▸ **Directive**: Scan the material below for the string "LaTeX", and copy every line where it shows up.

▸ **Information given**:

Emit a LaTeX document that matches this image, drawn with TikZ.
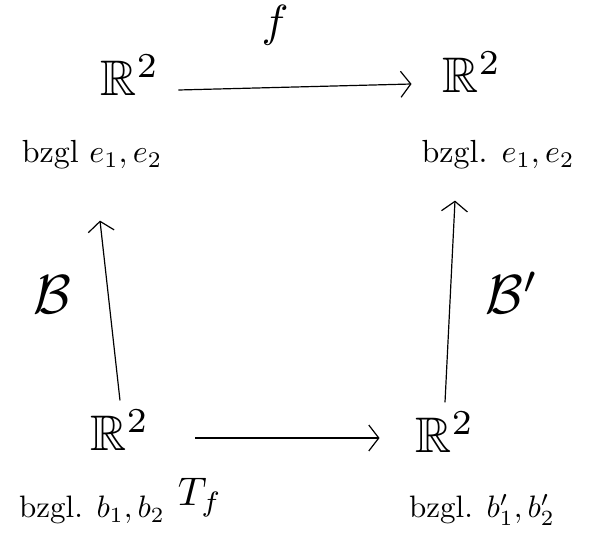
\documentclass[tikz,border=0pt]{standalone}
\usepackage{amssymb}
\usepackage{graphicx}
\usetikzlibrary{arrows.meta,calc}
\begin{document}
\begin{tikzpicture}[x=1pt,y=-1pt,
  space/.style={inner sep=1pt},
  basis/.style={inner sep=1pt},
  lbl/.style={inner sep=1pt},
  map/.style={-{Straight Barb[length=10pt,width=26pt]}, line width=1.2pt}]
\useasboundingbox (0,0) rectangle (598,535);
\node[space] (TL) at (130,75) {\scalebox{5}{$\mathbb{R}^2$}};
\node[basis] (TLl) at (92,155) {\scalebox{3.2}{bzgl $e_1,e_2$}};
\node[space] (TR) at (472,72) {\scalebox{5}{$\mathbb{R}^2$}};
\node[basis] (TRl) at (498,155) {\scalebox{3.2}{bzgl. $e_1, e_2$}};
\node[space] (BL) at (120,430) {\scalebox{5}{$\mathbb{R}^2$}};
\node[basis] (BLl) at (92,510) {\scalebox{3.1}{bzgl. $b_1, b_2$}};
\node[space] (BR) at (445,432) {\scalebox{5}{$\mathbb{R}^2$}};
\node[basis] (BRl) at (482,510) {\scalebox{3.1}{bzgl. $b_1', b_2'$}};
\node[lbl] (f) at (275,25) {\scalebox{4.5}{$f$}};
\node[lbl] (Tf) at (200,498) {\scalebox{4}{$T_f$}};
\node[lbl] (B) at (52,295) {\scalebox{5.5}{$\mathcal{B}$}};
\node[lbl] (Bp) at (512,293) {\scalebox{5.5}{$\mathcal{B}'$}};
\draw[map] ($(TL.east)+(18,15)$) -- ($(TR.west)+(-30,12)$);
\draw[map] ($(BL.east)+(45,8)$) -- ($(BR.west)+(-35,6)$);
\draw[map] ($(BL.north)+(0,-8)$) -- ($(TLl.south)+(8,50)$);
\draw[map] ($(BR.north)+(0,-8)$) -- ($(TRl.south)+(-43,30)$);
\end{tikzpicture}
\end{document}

* * *

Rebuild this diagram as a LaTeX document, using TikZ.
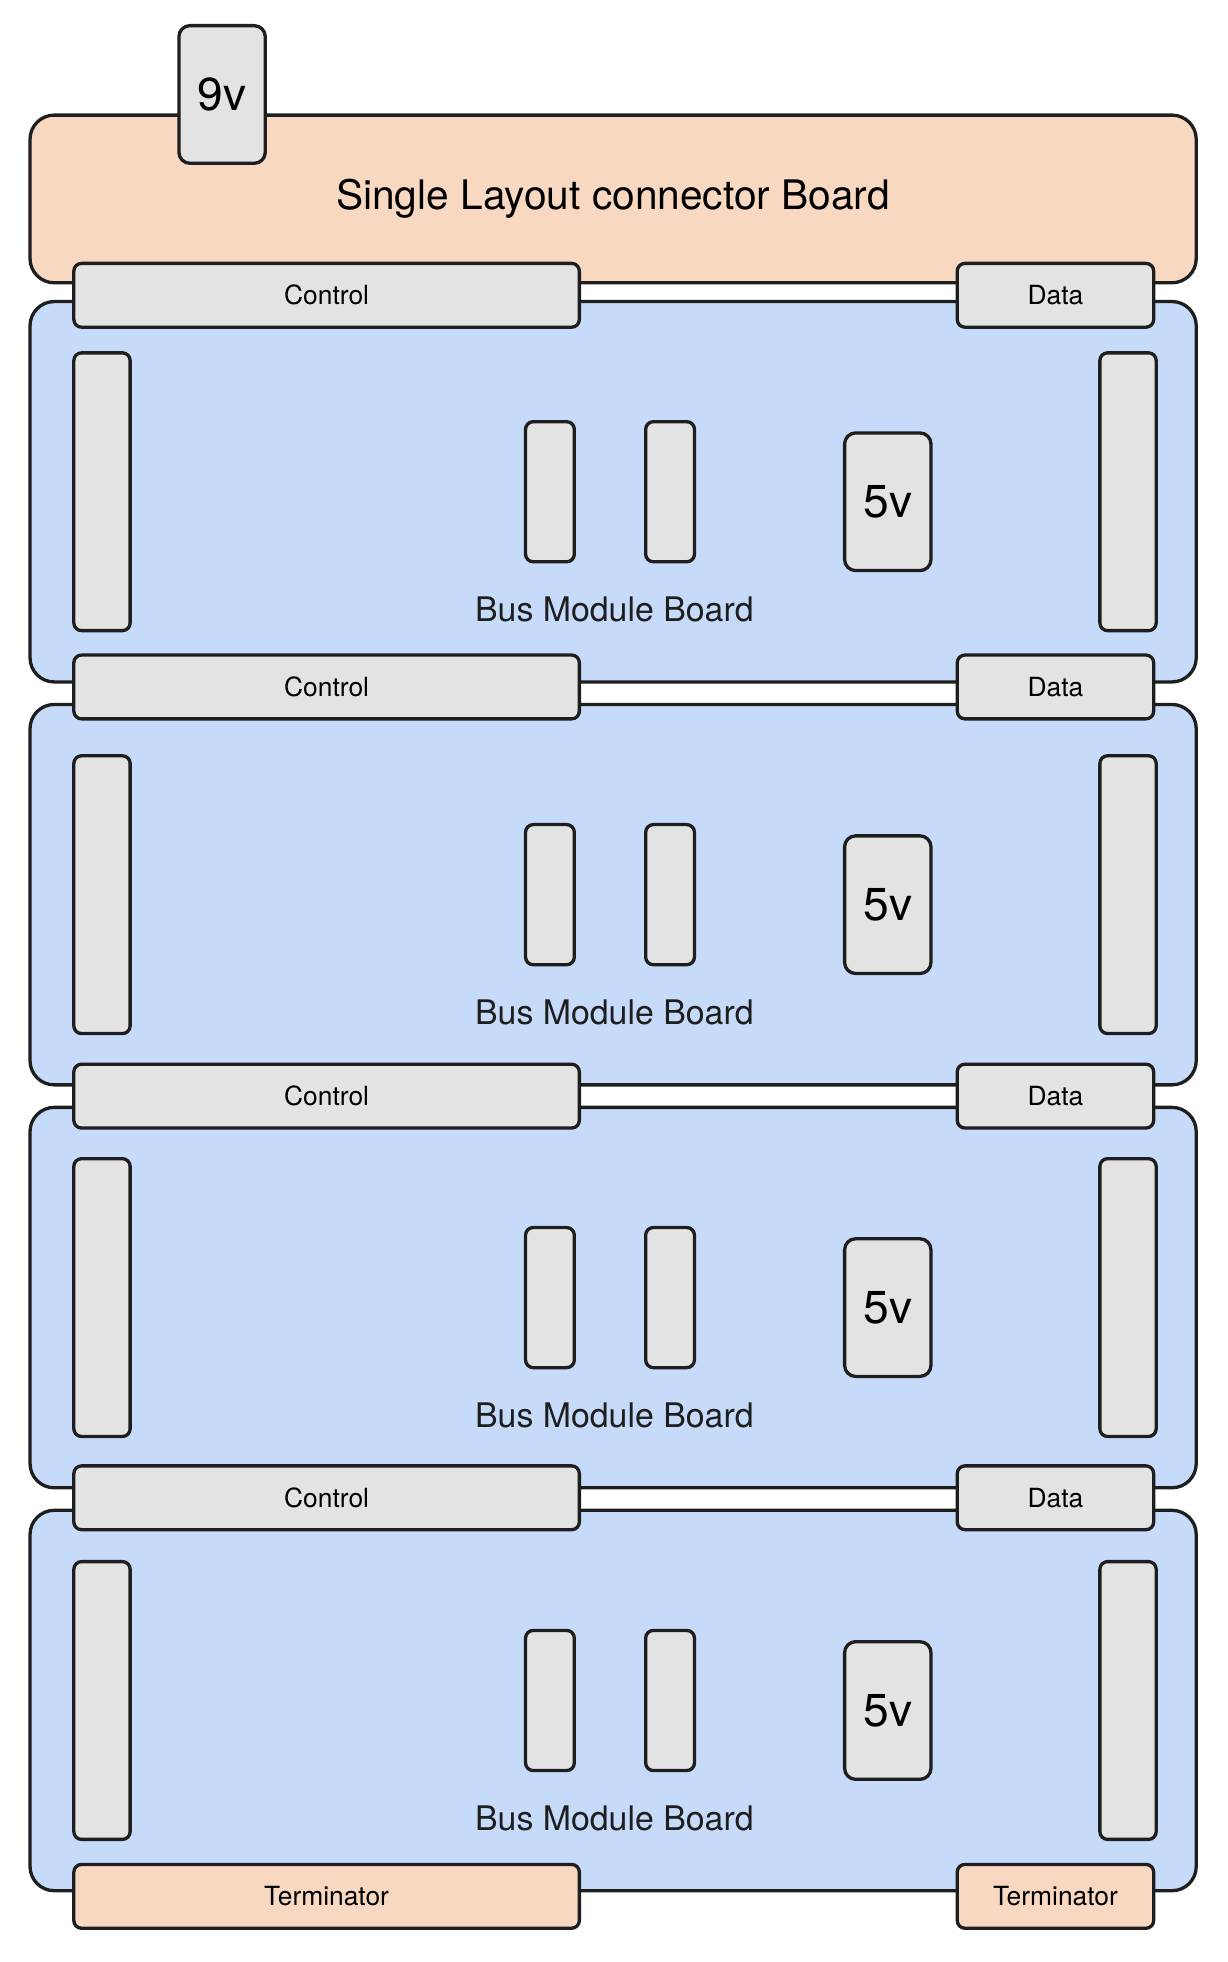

▸ **Response**:
Emit a LaTeX document that matches this image, drawn with TikZ.
Rebuild this diagram as a LaTeX document, using TikZ.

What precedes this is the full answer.